The Ambassador in Poland ( Biddle ) to the Secretary of State
[Received December 9.]
Sir: With reference to the Department’s instruction No. 19 of July 19, 1937 concerning the direct shipment requirement on American goods imported into Poland, I have the honor to report that the following information in the premises has been obtained through informal discussions with the competent officials of the Polish Foreign Office and discreet inquiries in other interested circles:
- The Foreign Office definitely regards the application, with or without subsequent cancellation, by officials of the Ministry of Industry and Commerce of the direct shipment requirement on imports of American goods as in contradiction to the applicable provisions of the American-Polish Treaty of Friendship, Commerce and Consular Eights and has endeavored unsuccessfully to persuade the Ministry to abandon its practice of endorsing by a rubber stamp such a requirement on import permits covering American goods.
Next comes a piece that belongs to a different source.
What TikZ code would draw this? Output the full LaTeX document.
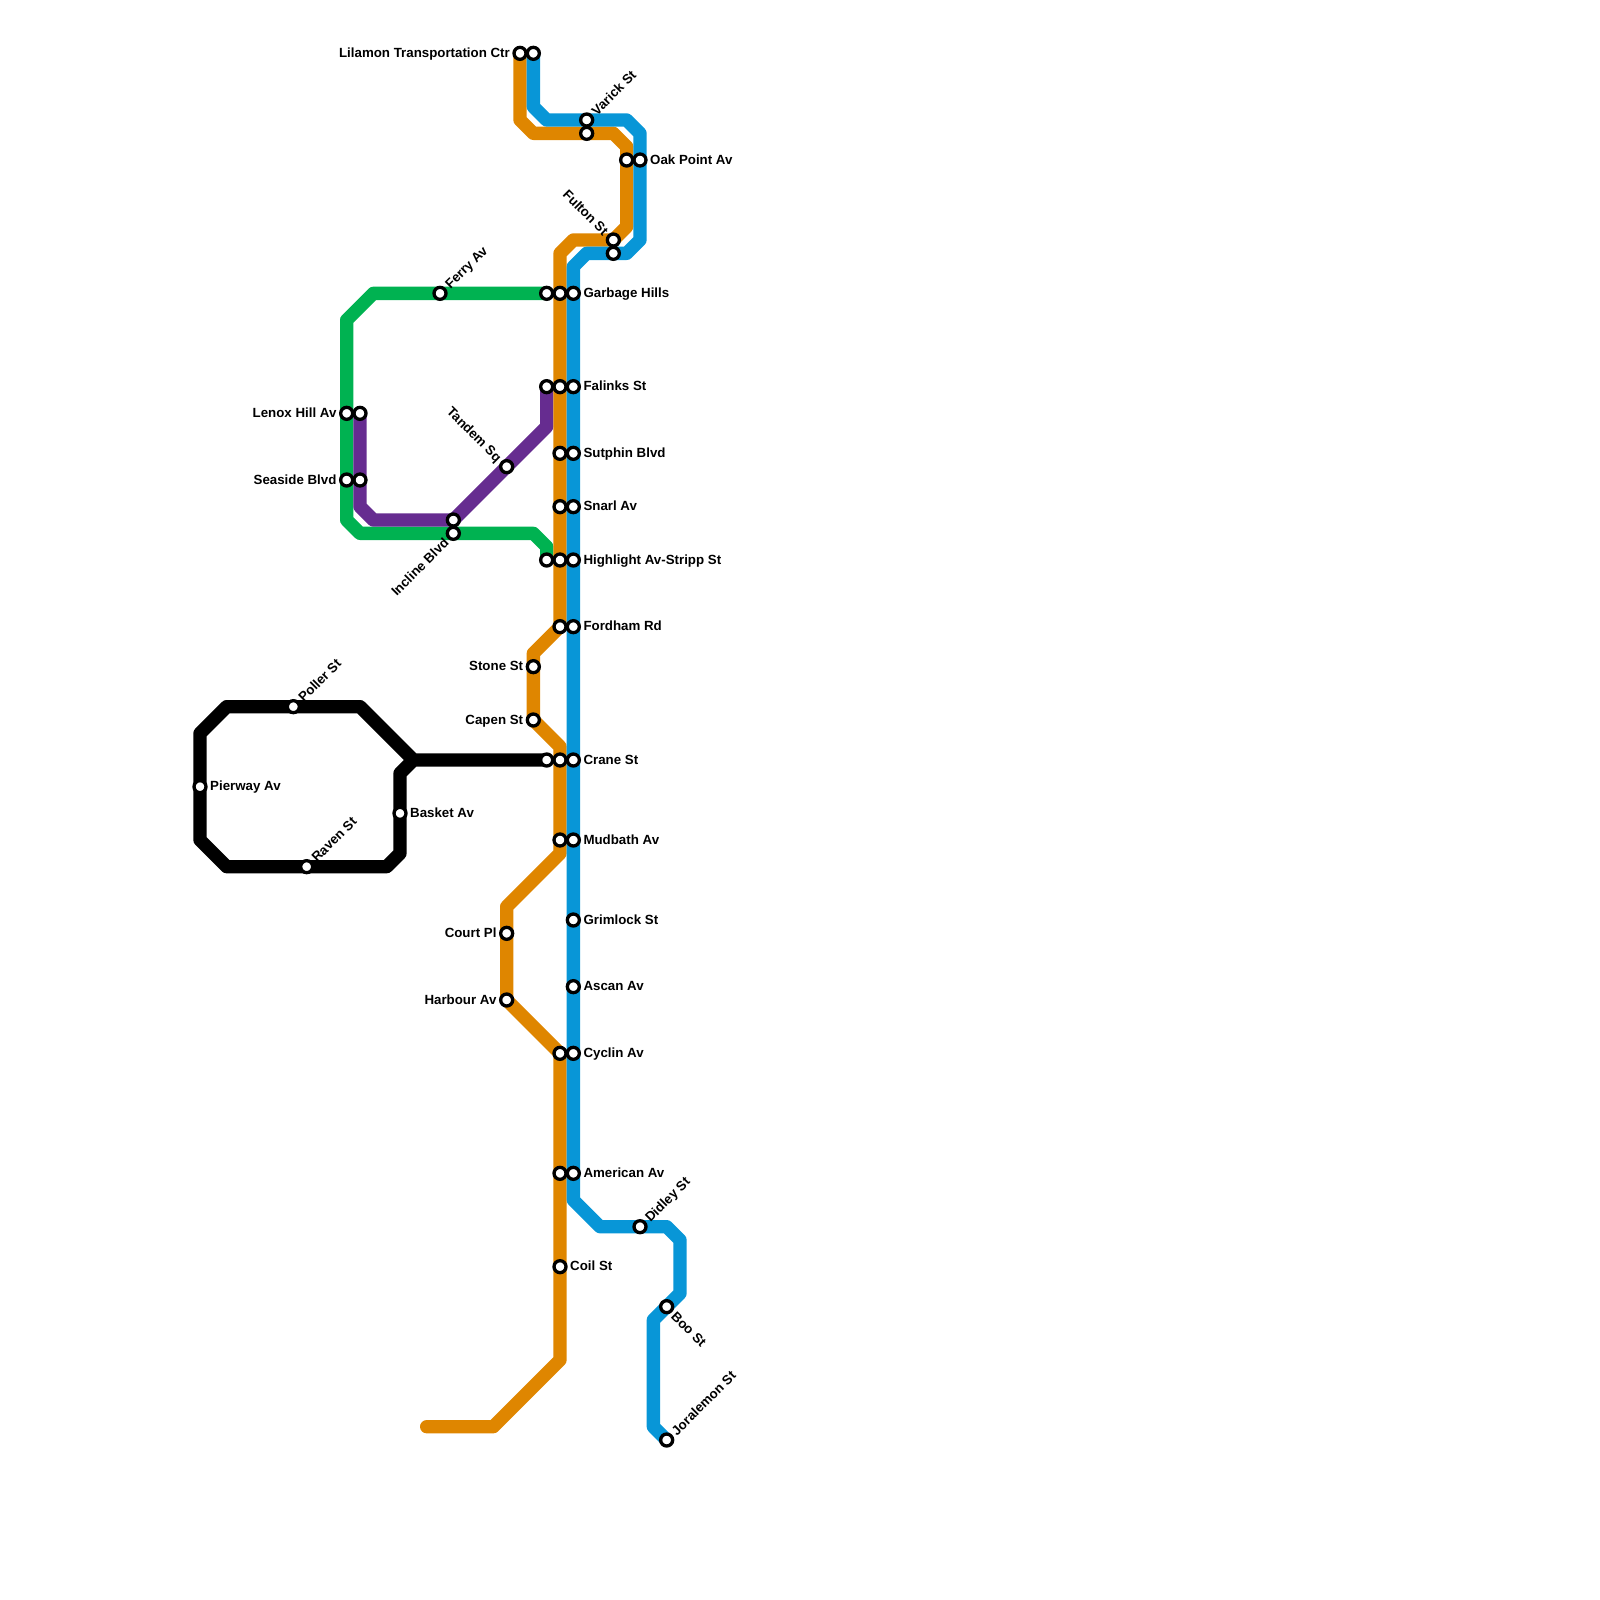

- The Ministry of Industry and Commerce apparently bases its refusal to accept and act upon the Foreign Office’s views in the matter on the assertion that the policy and obligations of the Ministry necessitate the endorsement of the requirement on all import permits issued covering goods of American origin. It is understood that the Ministry was compelled some time ago “by heavy pressure from two sources” to apply informally the requirement to American imports. The two sources exercising the pressure are believed to be the Gdynia America Line and the Administration of the Port of Gdynia. Officials of the Ministry also allege to the Foreign Office that the provisions of Polish clearing and payment agreements with several other countries are such as to require in the protection of Polish Foreign exchange holdings the continuation of the practice in question. No explanation of the basis of this allegation is available to the Embassy beyond the statement that the complicated arrangements contained in such agreements make it necessary for the Ministry to apply the requirement. The Ministry insists to the Foreign Office that it can not in any circumstances forego its present policy of endorsing all permits when originally issued with the requirement.
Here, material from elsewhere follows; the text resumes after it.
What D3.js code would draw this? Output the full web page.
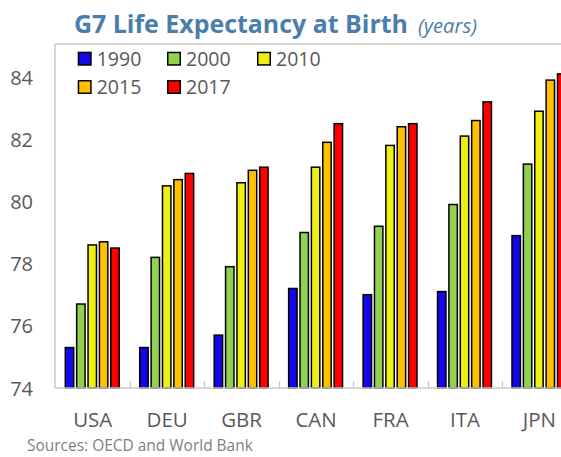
<!DOCTYPE html>
<html>
<head>
<meta charset="utf-8">
<script src="https://cdn.jsdelivr.net/npm/d3@7"></script>
<style>
  html, body { margin: 0; padding: 0; background: #fff; }
  svg { display: block; font-family: "Open Sans", "Noto Sans", sans-serif; }
</style>
</head>
<body>
<svg id="chart" width="561" height="457"></svg>
<script>
const countries = ["USA", "DEU", "GBR", "CAN", "FRA", "ITA", "JPN"];
const years = ["1990", "2000", "2010", "2015", "2017"];
const v1990 = [75.3, 75.3, 75.7, 77.2, 77.0, 77.1, 78.9];
const v2000 = [76.7, 78.2, 77.9, 79.0, 79.2, 79.9, 81.2];
const v2010 = [78.6, 80.5, 80.6, 81.1, 81.8, 82.1, 82.9];
const v2015 = [78.7, 80.7, 81.0, 81.9, 82.4, 82.6, 83.9];
const v2017 = [78.5, 80.9, 81.1, 82.5, 82.5, 83.2, 84.1];
const yTicks = [74, 76, 78, 80, 82, 84];
const colors = ["#1408e6", "#92d050", "#eef014", "#ffc000", "#ff0000"];
const seriesValues = [v1990, v2000, v2010, v2015, v2017];

const svg = d3.select("#chart");
const W = 561, H = 457;
const mLeft = 55, mTop = 44, mBottom = 388;
const step = 74.45;
const plotRight = mLeft + 0.5 + step * countries.length;

const x0 = d3.scaleBand().domain(countries).range([mLeft + 0.5, plotRight]).padding(0);
const x1 = d3.scaleBand().domain(years).range([9.8, 63.7]).paddingInner(0.26).paddingOuter(0);
const y = d3.scaleLinear().domain([74, 84]).range([mBottom, 77]);

function fitWidth(sel, base, target) {
  const w = sel.node().getComputedTextLength();
  sel.style("font-size", (base * target / w).toFixed(2) + "px");
}

// Title
const title = svg.append("text").attr("x", 74).attr("y", 33)
  .attr("fill", "#4a7eab").style("font-weight", "bold").style("font-size", "24px")
  .text("G7 Life Expectancy at Birth");
fitWidth(title, 24, 334);
const sub = svg.append("text").attr("x", 418).attr("y", 33)
  .attr("fill", "#4a7eab").style("font-style", "italic").style("font-size", "18px")
  .text("(years)");
fitWidth(sub, 18, 59);

// Frame: top and left border
svg.append("line").attr("x1", mLeft).attr("x2", W).attr("y1", mTop).attr("y2", mTop)
  .attr("stroke", "#c8c8c8").attr("stroke-width", 1.5);
svg.append("line").attr("x1", mLeft).attr("x2", mLeft).attr("y1", mTop).attr("y2", mBottom)
  .attr("stroke", "#c8c8c8").attr("stroke-width", 1.5);

// Y axis labels
const yAxis = d3.axisLeft(y).tickValues(yTicks).tickSize(0).tickPadding(0).tickFormat(d3.format("d"));
const yg = svg.append("g").attr("transform", `translate(33,0)`).call(yAxis);
yg.select(".domain").remove();
yg.selectAll("text").attr("fill", "#595959").style("font-size", "20px")
  .style("font-family", '"Open Sans", sans-serif').attr("dy", "0.35em");

// Bars
const groups = svg.append("g").selectAll("g").data(countries).join("g")
  .attr("transform", d => `translate(${x0(d)},0)`);
groups.selectAll("rect")
  .data((c, i) => years.map((yr, k) => ({ yr, k, v: seriesValues[k][i] })))
  .join("rect")
  .attr("x", d => x1(d.yr))
  .attr("width", x1.bandwidth())
  .attr("y", d => y(d.v))
  .attr("height", d => y(74) - y(d.v))
  .attr("fill", d => colors[d.k])
  .attr("stroke", "#000").attr("stroke-width", 1.5);

// X axis
const xAxis = d3.axisBottom(x0).tickSize(0).tickPadding(0);
const xg = svg.append("g").attr("transform", `translate(0,${mBottom})`).call(xAxis);
xg.select(".domain").remove();
xg.selectAll("text").attr("fill", "#595959").style("font-size", "20.5px")
  .style("font-family", '"Open Sans", sans-serif').attr("y", 39).attr("dy", 0);
svg.append("line").attr("x1", mLeft).attr("x2", W).attr("y1", mBottom).attr("y2", mBottom)
  .attr("stroke", "#c8c8c8").attr("stroke-width", 1.5);
// Inner tick marks at band boundaries
svg.append("g").selectAll("line").data(countries.slice(1)).join("line")
  .attr("x1", d => Math.round(x0(d)) + 0.5).attr("x2", d => Math.round(x0(d)) + 0.5)
  .attr("y1", mBottom - 7).attr("y2", mBottom)
  .attr("stroke", "#c8c8c8").attr("stroke-width", 1.2);

// Legend
const legendPos = [[77.7, 51.7], [167, 51.7], [257, 51.7], [77.7, 80], [167, 80]];
const lg = svg.append("g").selectAll("g").data(years).join("g")
  .attr("transform", (d, i) => `translate(${legendPos[i][0]},${legendPos[i][1]})`);
lg.append("rect").attr("x", 0.75).attr("y", 0.75).attr("width", 12.5).attr("height", 12.5)
  .attr("fill", (d, i) => colors[i]).attr("stroke", "#000").attr("stroke-width", 1.5);
lg.append("text").attr("x", 19).attr("y", 7).attr("dy", "0.36em")
  .attr("fill", "#595959").style("font-size", "19.5px").text(d => d);

// Source
const src = svg.append("text").attr("x", 27).attr("y", 451)
  .attr("fill", "#7f7f7f").style("font-size", "16px")
  .text("Sources: OECD and World Bank");
fitWidth(src, 16, 226);
</script>
</body>
</html>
- The Ministry of Industry and Commerce, however, offers to and now follows the practice of removing the requirement from any permit issued covering American goods immediately upon the request for such action by the importer concerned. The Foreign Office was informed in October that the Ministry was “giving the necessary instructions to remove without any difficulties the requirement of direct shipment at every request of an importer of goods from the United States.” The Foreign Office and the Ministry of Industry and Commerce, while not in agreement with regard to the validity of the application in the first instance of the requirement, are of the opinion that the present practice avoids any real hardship or delay on American trade. In other words, if the question of the treaty provision is not raised formally, the present practice which the Ministry of Industry and Commerce insists to the Foreign Office is the only concession that it is in a position to make, would apparently operate to remove any burden or hardship that might be worked on American trade by the application of the requirement.
The Embassy has observed in two cases which came up during the course of the discussions that the requirement was removed upon the request of the importer. Both of these cases concerned the importation of sulphur from the United States. The Foreign Office, in connection with the practice now followed by the Ministry of Industry and Commerce, is now taking up strongly with that Ministry any case brought to its attention in which delay or difficulty is experienced in bringing about the cancellation of the requirement.
After a careful examination of the present situation, particularly with reference to the best interests of American export trade with Poland, I am of the opinion that the present practice of the Ministry of Industry and Commerce with respect to the cancellation of the direct shipment requirement should, from the American point of view, be given a trial for a sufficient period of time to determine whether American trade can, without suffering any hardship or delay, be carried on thereunder with Poland. The Embassy will continue to observe closely the operation of the practice and will inform the Department promptly of any changes in the situation as reported herein. It will, of course, endeavor to facilitate in every appropriate manner efforts of importers to obtain permits allowing them to import American goods by indirect as well as direct shipment. In the meantime, the Department should, in my opinion, give further consideration to this matter in connection with any conversations which may take place with respect to general matters affecting American-Polish trade.